I think there's a family resemblance, don't you?
Yes, I know it's kind of sexist to concentrate on the male line, and I will be climbing out along the other branches of my family tree in due course, but it so happens that my Butler pictures go back further than the rest. Over time I'll be adding information about the people here. Meanwhile, sit back and enjoy a tour into the past...
My grandparents, Montagu and Amy. My grandfather was a harp-playing, vegetarian, Quaker Esperantist - long before it became popular! My grandmother, alas, I never met.
My great-grandfather, Thomas. Thomas was a Church of England clergyman, like many of his brothers. Maria was from the East End of London, daughter of a shoemaker - and before she got married she taught music.
My great-great- grandparents, Thomas and Jane. Thomas spent most of his long life working for the British Museum - of which he was Assistant Secretary by the time he retired. His daughter Annie Robina wrote a book about his life, Nearly a Hundred Years Ago (c.1907).
My great- great- great- grandparents, Weeden and Annabella. Weeden followed his father (also Weeden) in running the school at 6 Cheyne Walk, Chelsea. He was the author of the anti-slavery narrative, Zimao the African (1800).
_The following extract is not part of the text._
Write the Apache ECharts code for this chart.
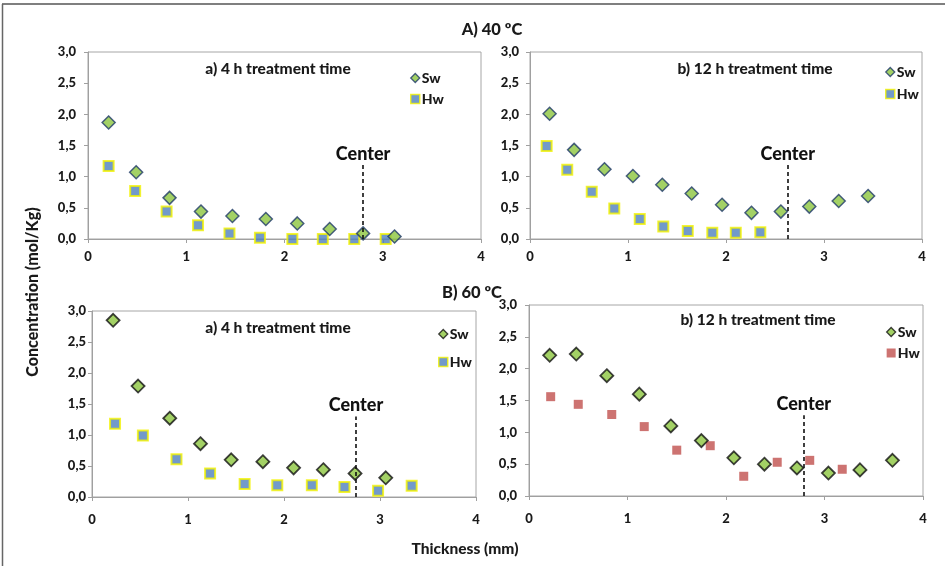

My great- great- great- great- grandparents, Weeden and Anne. Weeden began his school in Chelsea in the early 1780s - the family living there until 1854. By a strange coincidence, this is the very house that was chosen for the Historical House series written by Linda Newbery, Adele Geras and Ann Turnbull - as I discovered only when I happened to find myself sitting next to Linda at an SAS lunch.
Thomas Butler (1918-2004)
My father, Tom. Dad was (amongst many other things) a potter, an art teacher, a masseur, a healer and a dowser. You can hear him talking about inspiration here, in the mid-1980s.
 
This is where my mother should be, but I feel a bit queasy about putting her picture here when she's very much alive!